Gulf Coast: A Journal of Literature and Fine Arts
- Editor: Nick Rattner
- Categories: Literary magazine
- Frequency: Biannual
- Circulation: 2,500
- First issue: 1986; 40 years ago
- Company: Department of English, University of Houston
- Country: United States
- Based in: Houston, Texas
- Language: English
- Website: www.gulfcoastmag.org
- ISSN: 0896-2251

= Gulf Coast (magazine) =

American literary magazine

Gulf Coast: A Journal of Literature and Fine Arts is a literary magazine from Houston, Texas. Founded in 1986 by Donald Barthelme and Phillip Lopate, Gulf Coast was envisioned as an intersection between the literary and visual arts communities. As a result, Gulf Coast has partnered with the University of Houston's Creative Writing Program, the Museum of Fine Arts, Houston, and the Menil Collection to showcase some of the most important literary and artistic talents in the United States. Faculty editors past and present include Mark Doty (1999–2005), Claudia Rankine, (2006) Nick Flynn (2007–2020), francine j. harris 2020-present. The magazine publishes poetry, fiction, creative nonfiction, and translation.

Released in April and October, the print magazine has a readership of over 3,000. Gulf Coast is a student-run non-profit publication, and all of the editorial positions are two-year terms. In addition to literature, Gulf Coast explores the visual arts. Each issue features two artists, along with short essays on the work from the art editor.

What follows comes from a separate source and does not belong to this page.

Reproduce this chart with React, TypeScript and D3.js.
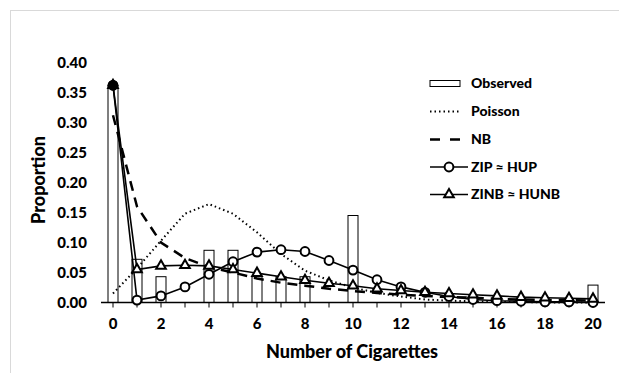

In 2007, Heather McHugh chose David Shumate's Drawing Jesus, which first appeared in Gulf Coast, for The Best American Poetry 2007, and Stephen King listed Peter Bognanni's The Body Eternal and Sandra Novack's Memphis, again premiering in Gulf Coast, among the 100 Distinguished Stories in The Best American Short Stories 2007. Gulf Coast featured artists Robyn O'Neil and Amy Blakemore have been featured in the Whitney Biennial.

==History==
The magazine was originally named Domestic Crude (1983-1985), a reference to one of the Houston area's main industries. It was a 64-page student-run publication with magazine formatting. Phillip Lopate, who contributed work to the first several issues, provided editorial guidance. In 1986, the magazine was renamed Gulf Coast: A Journal of Literature and Fine Arts.

==Gulf Coast Prize==
Each year, the magazine presents the Gulf Coast Prizes in Poetry, Fiction, and Nonfiction. Outside judges name the winners, who each receive a $1,500 honorarium and are published in the magazine's Winter/Spring issue; two runners-up in each genre will each receive a $250 second prize. Past judges for the prizes include Eula Biss, Eavan Boland, Terrance Hayes, Susan Howe, Antonya Nelson, and Natasha Trethewey.

==Barthelme Prize==
Gulf Coast also awards the annual Donald Barthelme Prize for Short Prose which awards $1,000 and publication to one prose poem, micro-essay, or short story of five hundred words or less. The Barthelme Prize was inaugurated by editors emeriti Sean Bishop and Laurie Cedilnik in 2008. Past judges for the Barthelme Prize include Beckian Fritz Goldberg and Mary Robison.

== Translation Prize ==
The Gulf Coast Prize in Translation, which awards $1,000 and publication, recognizes a work translated into English from another language. The prize alternates between poetry and prose each year.